In the Acts of Thomas, which show on many points a remarkable affinity with the Gospel of Thomas, Thomas is addressed in the following terms: Thou twin of Christ, apostle of the most High and initiate in the hidden word of Christ, who receivest his secret orders, fellow worker with the Son of God. (chapter 39) In the Syrian tradition in which the Gospel of Thomas is written, apostle Thomas is the one who is particularly trusted and is the bearer of Jesus’ secret teaching. (A.F.J. Klijn. Jewish Christian Gospel Tradition, Leiden: E.J. Brill, 1992, p. 97.)

Several early traditions of the East centre around Judas Thomas.
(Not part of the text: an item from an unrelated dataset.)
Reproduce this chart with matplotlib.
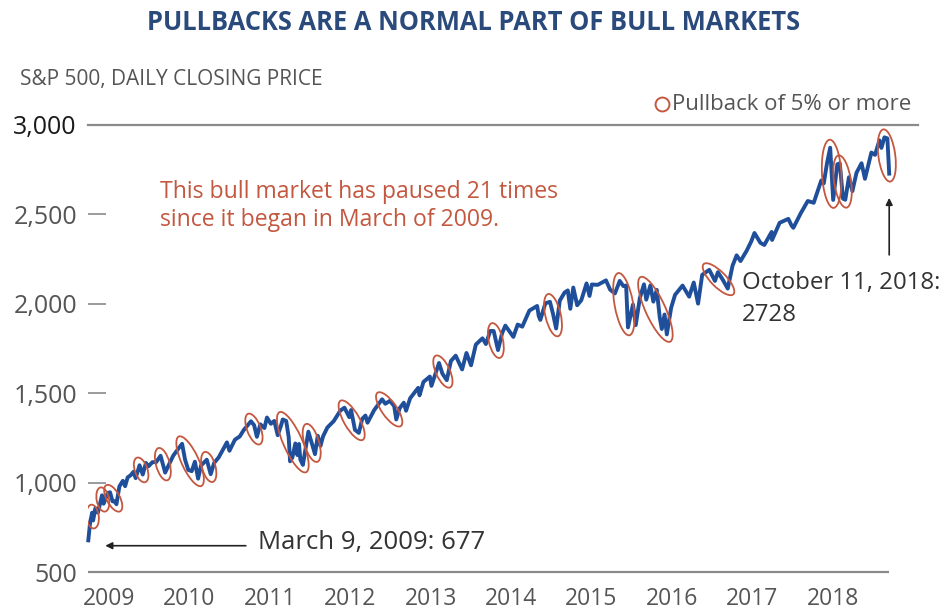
import numpy as np
import pandas as pd
import matplotlib
matplotlib.use('Agg')
import matplotlib.pyplot as plt
from matplotlib.patches import Ellipse
from matplotlib.transforms import IdentityTransform

plt.rcParams['font.family'] = ['Open Sans', 'DejaVu Sans']

# S&P 500 closes, roughly two to three points a month
dates = [
    '2009-03-09', '2009-03-17', '2009-03-26', '2009-03-30', '2009-04-09', '2009-04-20', '2009-05-08', '2009-05-15',
    '2009-06-02', '2009-06-12', '2009-06-23', '2009-07-02', '2009-07-10', '2009-07-23', '2009-08-07', '2009-08-17',
    '2009-08-28', '2009-09-11', '2009-09-23', '2009-10-02', '2009-10-19', '2009-11-02', '2009-11-16', '2009-11-27',
    '2009-12-14', '2009-12-31',
    '2010-01-19', '2010-02-08', '2010-02-25', '2010-03-15', '2010-04-05', '2010-04-23', '2010-05-06', '2010-05-20',
    '2010-06-04', '2010-06-18', '2010-07-02', '2010-07-15', '2010-08-09', '2010-08-26', '2010-09-10', '2010-09-30',
    '2010-10-15', '2010-11-05', '2010-11-16', '2010-12-10', '2010-12-31',
    '2011-01-18', '2011-02-18', '2011-03-04', '2011-03-16', '2011-03-31', '2011-04-18', '2011-04-29', '2011-05-16',
    '2011-05-31', '2011-06-15', '2011-06-30', '2011-07-07', '2011-07-22', '2011-08-02', '2011-08-08', '2011-08-18',
    '2011-08-31', '2011-09-09', '2011-09-16', '2011-09-22', '2011-10-03', '2011-10-27', '2011-11-09', '2011-11-25',
    '2011-12-07', '2011-12-19', '2011-12-30',
    '2012-01-18', '2012-02-15', '2012-03-15', '2012-04-02', '2012-04-23', '2012-05-01', '2012-05-18', '2012-06-04',
    '2012-06-19', '2012-07-03', '2012-07-12', '2012-08-10', '2012-09-14', '2012-09-28', '2012-10-18', '2012-11-06',
    '2012-11-15', '2012-11-30', '2012-12-18', '2012-12-28',
    '2013-01-15', '2013-02-19', '2013-02-25', '2013-03-14', '2013-04-11', '2013-04-18', '2013-05-21', '2013-06-05',
    '2013-06-24', '2013-07-12', '2013-08-02', '2013-08-30', '2013-09-18', '2013-10-08', '2013-10-29', '2013-11-27',
    '2013-12-12', '2013-12-31',
    '2014-01-15', '2014-02-03', '2014-02-21', '2014-03-07', '2014-04-11', '2014-04-30', '2014-05-20', '2014-06-20',
    '2014-07-24', '2014-07-31', '2014-08-07', '2014-08-29', '2014-09-18', '2014-10-01', '2014-10-15', '2014-10-31',
    '2014-11-21', '2014-12-05', '2014-12-16', '2014-12-29',
    '2015-01-15', '2015-02-02', '2015-02-25', '2015-03-10', '2015-03-20', '2015-04-15', '2015-05-21', '2015-06-08',
    '2015-06-29', '2015-07-20', '2015-08-05', '2015-08-17', '2015-08-25', '2015-09-16', '2015-09-28', '2015-10-16',
    '2015-11-03', '2015-11-13', '2015-12-01', '2015-12-14', '2015-12-29',
    '2016-01-11', '2016-01-20', '2016-02-01', '2016-02-11', '2016-03-01', '2016-03-18', '2016-04-20', '2016-05-19',
    '2016-06-08', '2016-06-27', '2016-07-15', '2016-08-15', '2016-09-09', '2016-09-22', '2016-10-14', '2016-11-04',
    '2016-11-25', '2016-12-13', '2016-12-30',
    '2017-01-26', '2017-02-15', '2017-03-01', '2017-03-27', '2017-04-13', '2017-05-15', '2017-05-17', '2017-06-19',
    '2017-07-27', '2017-08-10', '2017-08-18', '2017-09-20', '2017-10-20', '2017-11-15', '2017-12-18', '2017-12-29',
    '2018-01-12', '2018-01-26', '2018-02-08', '2018-02-26', '2018-03-09', '2018-03-23', '2018-04-02', '2018-04-18',
    '2018-05-03', '2018-05-21', '2018-06-12', '2018-06-27', '2018-07-25', '2018-08-10', '2018-08-29', '2018-09-07',
    '2018-09-20', '2018-10-03', '2018-10-11',
]
closes = [
    677, 778, 832, 788, 857, 832, 929, 882,
    942, 946, 895, 896, 879, 979, 1010, 980,
    1029, 1042, 1061, 1025, 1097, 1045, 1110, 1091,
    1114, 1115,
    1150, 1056, 1102, 1150, 1187, 1217, 1128, 1071,
    1064, 1117, 1022, 1096, 1128, 1047, 1110, 1141,
    1176, 1225, 1178, 1240, 1258,
    1295, 1343, 1321, 1256, 1326, 1305, 1364, 1329,
    1345, 1265, 1321, 1353, 1345, 1254, 1119, 1140,
    1219, 1154, 1216, 1129, 1099, 1285, 1229, 1159,
    1262, 1205, 1258,
    1308, 1344, 1403, 1419, 1366, 1406, 1295, 1278,
    1357, 1375, 1335, 1405, 1466, 1441, 1457, 1428,
    1353, 1416, 1447, 1402,
    1472, 1530, 1488, 1563, 1593, 1541, 1669, 1609,
    1573, 1680, 1710, 1633, 1725, 1656, 1772, 1807,
    1775, 1848,
    1848, 1741, 1836, 1878, 1815, 1884, 1872, 1962,
    1988, 1931, 1910, 2003, 2011, 1946, 1862, 2018,
    2063, 2075, 1972, 2091,
    1992, 2020, 2114, 2044, 2108, 2106, 2131, 2079,
    2058, 2128, 2099, 2102, 1868, 1996, 1881, 2033,
    2109, 2023, 2103, 2012, 2078,
    1923, 1859, 1940, 1829, 1978, 2050, 2102, 2040,
    2119, 2001, 2162, 2190, 2128, 2177, 2133, 2085,
    2213, 2271, 2239,
    2297, 2349, 2396, 2341, 2329, 2402, 2357, 2453,
    2475, 2438, 2425, 2508, 2575, 2565, 2690, 2674,
    2786, 2873, 2581, 2780, 2786, 2588, 2582, 2708,
    2630, 2733, 2786, 2699, 2846, 2833, 2914, 2872,
    2931, 2925, 2728,
]

# pullbacks of 5% or more: start and end of each drop
pull_from = ['2009-03-26', '2009-05-08', '2009-06-12', '2009-10-19', '2010-01-19', '2010-04-23', '2010-08-09',
             '2011-02-18', '2011-07-07', '2011-10-27', '2012-04-02', '2012-09-14', '2013-05-21', '2014-01-15',
             '2014-09-18', '2015-07-20', '2015-11-03', '2016-08-15', '2018-01-26', '2018-03-09', '2018-09-20']
pull_to = ['2009-03-30', '2009-05-15', '2009-07-10', '2009-11-02', '2010-02-08', '2010-07-02', '2010-08-26',
           '2011-03-16', '2011-10-03', '2011-11-25', '2012-06-04', '2012-11-15', '2013-06-24', '2014-02-03',
           '2014-10-15', '2015-08-25', '2016-02-11', '2016-11-04', '2018-02-08', '2018-04-02', '2018-10-11']

years = ['2009', '2010', '2011', '2012', '2013', '2014', '2015', '2016', '2017', '2018']
yticks = [500, 1000, 1500, 2000, 2500, 3000]

blue = '#1f4f9a'
red = '#c3573f'
grey = '#555555'


def year_frac(d):
    d = pd.to_datetime(d)
    return d.year + (d.dayofyear - 1) / (366 if d.is_leap_year else 365)


x = np.array([year_frac(d) for d in dates])
y = np.array(closes, dtype=float)
lookup = dict(zip(dates, closes))

fig = plt.figure(figsize=(9.48, 6.13), dpi=100)
ax = fig.add_axes([88 / 948, 41 / 613, 830 / 948, 447 / 613])
ax.set_xlim(2009.18, 2009.18 + 830 / 83.5)
ax.set_ylim(500, 3000)

for s in ax.spines.values():
    s.set_visible(False)

ax.axhline(3000, color='#8a8a8a', lw=1.6, zorder=1, clip_on=False)
ax.hlines(500, ax.get_xlim()[0], x[-1], color='#8a8a8a', lw=1.6, zorder=1, clip_on=False)

ax.plot(x, y, color=blue, lw=2.8, solid_joinstyle='round', zorder=3, clip_on=False)

ax.set_yticks(yticks)
ax.set_yticklabels(['{:,}'.format(v) for v in yticks])
ax.tick_params(axis='y', direction='in', length=13, width=1.2, color='#8a8a8a',
               pad=8, labelsize=18, labelcolor=grey)
ax.get_yticklabels()[-1].set_color('#1a1a1a')

# year labels sit a little past each January, evenly spread
ax.set_xticks(np.linspace(2009.43, 2018.10, len(years)))
ax.set_xticklabels(years)
ax.tick_params(axis='x', length=0, pad=11, labelsize=16.5, labelcolor=grey)

# circle every pullback: ellipse laid along the drop in screen space
fig.canvas.draw()
for a, b in zip(pull_from, pull_to):
    p1 = ax.transData.transform((year_frac(a), lookup[a]))
    p2 = ax.transData.transform((year_frac(b), lookup[b]))
    d = p2 - p1
    dist = np.hypot(d[0], d[1])
    ang = np.degrees(np.arctan2(d[1], d[0]))
    e = Ellipse((p1 + p2) / 2, dist + 16, 11 + 0.16 * dist, angle=ang,
                transform=IdentityTransform(), fill=False, ec=red, lw=1.3, zorder=4)
    ax.add_artist(e)

# legend marker
ax.plot([0.691], [1.047], marker='o', ms=10, mfc='none', mec=red, mew=1.4,
        transform=ax.transAxes, clip_on=False)
fig.text(672 / 948, 1 - 105 / 613, 'Pullback of 5% or more', fontsize=16, color=grey,
         ha='left', va='center')

# start and latest points
i_low = int(np.argmin(y))
ax.annotate('', xy=(x[i_low] + 0.17, y[i_low] - 30), xytext=(x[i_low] + 1.92, y[i_low] - 30),
            arrowprops=dict(arrowstyle='-|>', color='#222222', lw=1.2, mutation_scale=10))
fig.text(258 / 948, 1 - 543 / 613, 'March 9, 2009: {}'.format(int(y[i_low])), fontsize=18.5,
         color='#333333', ha='left', va='center')

ax.annotate('', xy=(x[-1], y[-1] - 120), xytext=(x[-1], y[-1] - 470),
            arrowprops=dict(arrowstyle='-|>', color='#222222', lw=1.2, mutation_scale=10))
fig.text(742 / 948, 1 - 299 / 613, 'October 11, 2018:\n{}'.format(int(y[-1])), fontsize=17.3,
         color='#333333', ha='left', va='center', linespacing=1.4)

fig.text(160 / 948, 1 - 206 / 613, 'This bull market has paused {} times\nsince it began in March of 2009.'
         .format(len(pull_from)), fontsize=16.6, color=red, ha='left', va='center', linespacing=1.25)

fig.text(0.5, 1 - 22 / 613, 'PULLBACKS ARE A NORMAL PART OF BULL MARKETS', fontsize=18.4,
         fontweight='bold', color='#2a4a7c', ha='center', va='center')
fig.text(20 / 948, 1 - 80 / 613, 'S&P 500, DAILY CLOSING PRICE', fontsize=15, color=grey,
         ha='left', va='center')

fig.savefig('out.png', dpi=100, facecolor='white')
F.C. Burkitt has found the following passages in a Syriac Breviary.

By S. Thomas has been abolished the error of idolatry from the Indians

By S. Thomas the Chinese also with the Ethiopians have turned to the truth.

By S. Thomas have shone the beams of doctrine of life in all India.

By S. Thomas has flown and gone up the kingdom of the Height among the Chinese.

A second passage reads, "Indians and Chinese and Persians and other outlanders and those in Syria and Armenia and Ionia and Romania bringing worship in commemoration of Thomas to thy Name, our saviour." These passages do not say that St. Thomas went to all these places or founded churches there by himself. The important thing is to note that a number of places in the East are associated with the name of Thomas. A.C. Moule points out a number of references where the names of Bartholomew , Addaeus, Aggai and Man are mentioned as companions or disciples of Thomas. A thirteenth century Syriac writer, Ebed Jesus writes: "The holy Apostles, masters of eastern shore, Thomas and Bartholomew of the number of the twelve and Addacus and Man of the seventy, bore the sacred leaven which they had kept to all the churches of the east for the accomplishment of the mystery of the Body of the Lord until his coming." (Quoted in AC. Moule, Christians in China before 1550, SPCK, 1930, p.24. See also p. 19.) Whether it was Thomas personally who went to all these places associated with his name, or whether it was his disciples, Thomas is considered as the great Apostle of the East just as Paul is the great Apostle of the West.